Diante disso, construções indevidas feitas sem nenhum mapeamento da área, quando ocorre a erosão podem sofrer com diversos problemas que comprometem a estrutura das obras.
João Paulo explica que, muitas vezes, devido à especulação imobiliária, as pessoas ocupam e constroem em áreas muito próximas às dunas, por exemplo, “o que não era para acontecer, diante da legislação vigente; então constroem ali indevidamente e o ciclo da natureza não interrompe para agradar ninguém, o processo de erosão continua e avança mesmo que haja uma construção no local”.

Variação da linha de costa entre 1971 a 2017 na praia da Caueira. (Foto: Acervo LACMA / PGAB-UFS)
Variação da linha de costa entre 1971 a 2017 na praia da Caueira. (Foto: Acervo LACMA / PGAB-UFS)

Outro grave fator, de acordo com João Paulo, “está no rebaixamento do perfil da praia, observado nas praias com o enrocamentos de rocha, como em trechos da praia da Caueira. Este rebaixamento do nível da praia pode impedir sua recuperação e, como consequência, temos o desaparecimento completo da praia em período de maré cheia, tal como ocorre na praia da Caueira”. Essa implicação é caracterizada como conflito de uso, ou seja, a praia que antes era destinada ao lazer, pode perder esta finalidade.
João Paulo comenta que o monitoramento costeiro deve ser contínuo, já que “esses cenários de erosão e acresção mudam no tempo e no espaço, ou seja, taxas de variação e o comportamento dessas praias podem modificar”.
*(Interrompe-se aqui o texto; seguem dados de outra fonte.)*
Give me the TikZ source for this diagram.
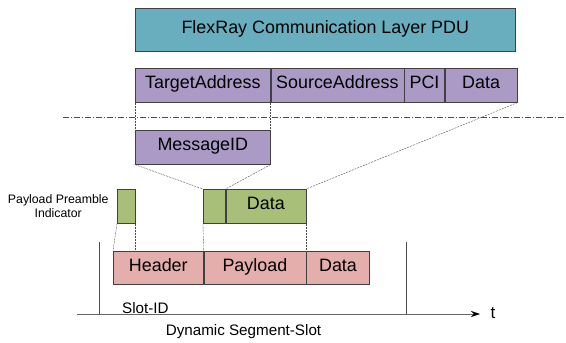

Por isso, novos dados a respeito da variação da linha de costa devem ser levantados periodicamente e as faixas de proteção construídas devem ser refinadas. Ele acrescenta que uma combinação de metodologia de faixas de proteção pode ser utilizada.
“Existem métodos que levam em consideração dados da estimativa do possível aumento do nível do mar, sendo recomendados para projetos de gestão a médio e a longo prazo”, conclui.